** PROBLEM STATEMENT **
For each line of the data below that holds "React", copy the line.

═════ PROVIDED MATERIAL ═════

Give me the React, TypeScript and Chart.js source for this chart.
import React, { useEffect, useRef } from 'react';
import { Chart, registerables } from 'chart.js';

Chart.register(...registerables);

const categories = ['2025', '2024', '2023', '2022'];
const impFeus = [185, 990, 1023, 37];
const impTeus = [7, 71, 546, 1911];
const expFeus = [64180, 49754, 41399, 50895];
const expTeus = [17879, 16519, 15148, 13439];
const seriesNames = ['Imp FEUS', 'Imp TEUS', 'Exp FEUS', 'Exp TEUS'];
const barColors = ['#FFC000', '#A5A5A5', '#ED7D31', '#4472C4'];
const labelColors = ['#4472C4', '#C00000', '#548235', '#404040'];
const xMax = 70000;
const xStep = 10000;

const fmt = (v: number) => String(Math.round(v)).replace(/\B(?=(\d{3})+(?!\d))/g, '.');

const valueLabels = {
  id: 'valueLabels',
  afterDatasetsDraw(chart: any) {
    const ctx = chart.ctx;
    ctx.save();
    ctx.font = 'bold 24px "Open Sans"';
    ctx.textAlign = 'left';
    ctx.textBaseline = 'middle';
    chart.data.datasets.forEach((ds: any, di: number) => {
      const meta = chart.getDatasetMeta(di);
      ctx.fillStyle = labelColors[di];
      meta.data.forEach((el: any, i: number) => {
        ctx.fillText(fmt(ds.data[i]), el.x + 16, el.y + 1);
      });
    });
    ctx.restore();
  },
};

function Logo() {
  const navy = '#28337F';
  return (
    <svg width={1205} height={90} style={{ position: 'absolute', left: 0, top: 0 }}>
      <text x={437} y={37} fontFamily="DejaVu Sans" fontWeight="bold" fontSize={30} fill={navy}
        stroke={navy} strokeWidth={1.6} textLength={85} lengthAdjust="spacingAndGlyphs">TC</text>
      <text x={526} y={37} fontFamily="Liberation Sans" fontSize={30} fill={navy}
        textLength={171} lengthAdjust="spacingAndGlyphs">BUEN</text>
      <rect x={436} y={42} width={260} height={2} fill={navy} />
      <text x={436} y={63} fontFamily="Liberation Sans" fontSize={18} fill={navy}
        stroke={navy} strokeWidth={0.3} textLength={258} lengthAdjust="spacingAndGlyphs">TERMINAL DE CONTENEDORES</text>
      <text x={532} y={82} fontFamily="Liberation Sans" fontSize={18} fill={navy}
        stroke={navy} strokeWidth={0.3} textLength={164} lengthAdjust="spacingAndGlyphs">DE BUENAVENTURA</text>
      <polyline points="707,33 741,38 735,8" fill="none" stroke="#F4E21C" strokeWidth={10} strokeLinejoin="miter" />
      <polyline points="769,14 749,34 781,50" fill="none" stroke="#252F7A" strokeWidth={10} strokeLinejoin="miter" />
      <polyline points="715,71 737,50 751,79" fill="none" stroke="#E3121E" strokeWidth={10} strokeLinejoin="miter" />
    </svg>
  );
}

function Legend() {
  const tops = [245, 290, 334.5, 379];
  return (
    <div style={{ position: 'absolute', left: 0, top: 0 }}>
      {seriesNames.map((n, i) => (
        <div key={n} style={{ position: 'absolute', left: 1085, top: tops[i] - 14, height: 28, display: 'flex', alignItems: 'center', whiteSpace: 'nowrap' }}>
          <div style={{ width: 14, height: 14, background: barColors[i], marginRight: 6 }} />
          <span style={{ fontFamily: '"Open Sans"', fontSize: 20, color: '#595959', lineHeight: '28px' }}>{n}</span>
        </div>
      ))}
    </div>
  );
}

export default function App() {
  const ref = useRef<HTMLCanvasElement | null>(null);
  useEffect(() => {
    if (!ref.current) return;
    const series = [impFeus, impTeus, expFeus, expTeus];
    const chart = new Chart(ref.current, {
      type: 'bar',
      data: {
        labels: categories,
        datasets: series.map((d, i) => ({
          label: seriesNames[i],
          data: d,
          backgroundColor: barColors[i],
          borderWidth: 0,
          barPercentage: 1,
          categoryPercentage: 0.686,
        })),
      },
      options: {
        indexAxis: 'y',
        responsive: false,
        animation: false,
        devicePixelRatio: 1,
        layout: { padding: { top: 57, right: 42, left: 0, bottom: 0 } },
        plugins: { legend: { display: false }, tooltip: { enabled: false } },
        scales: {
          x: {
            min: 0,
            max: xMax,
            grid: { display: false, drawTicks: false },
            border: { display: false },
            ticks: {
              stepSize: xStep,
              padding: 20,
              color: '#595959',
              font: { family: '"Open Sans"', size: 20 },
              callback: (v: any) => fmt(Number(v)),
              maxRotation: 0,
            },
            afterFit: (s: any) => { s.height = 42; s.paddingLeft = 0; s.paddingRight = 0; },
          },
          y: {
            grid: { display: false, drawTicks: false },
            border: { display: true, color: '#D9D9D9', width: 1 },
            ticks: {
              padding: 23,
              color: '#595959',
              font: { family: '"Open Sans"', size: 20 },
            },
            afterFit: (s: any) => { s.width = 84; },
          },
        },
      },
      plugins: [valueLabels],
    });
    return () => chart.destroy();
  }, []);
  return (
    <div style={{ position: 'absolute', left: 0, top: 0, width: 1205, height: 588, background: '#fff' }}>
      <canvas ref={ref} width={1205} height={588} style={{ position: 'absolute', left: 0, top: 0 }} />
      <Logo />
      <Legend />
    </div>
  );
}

═════

** COMPLETE OUTPUT **
Give me the React, TypeScript and Chart.js source for this chart.
import React, { useEffect, useRef } from 'react';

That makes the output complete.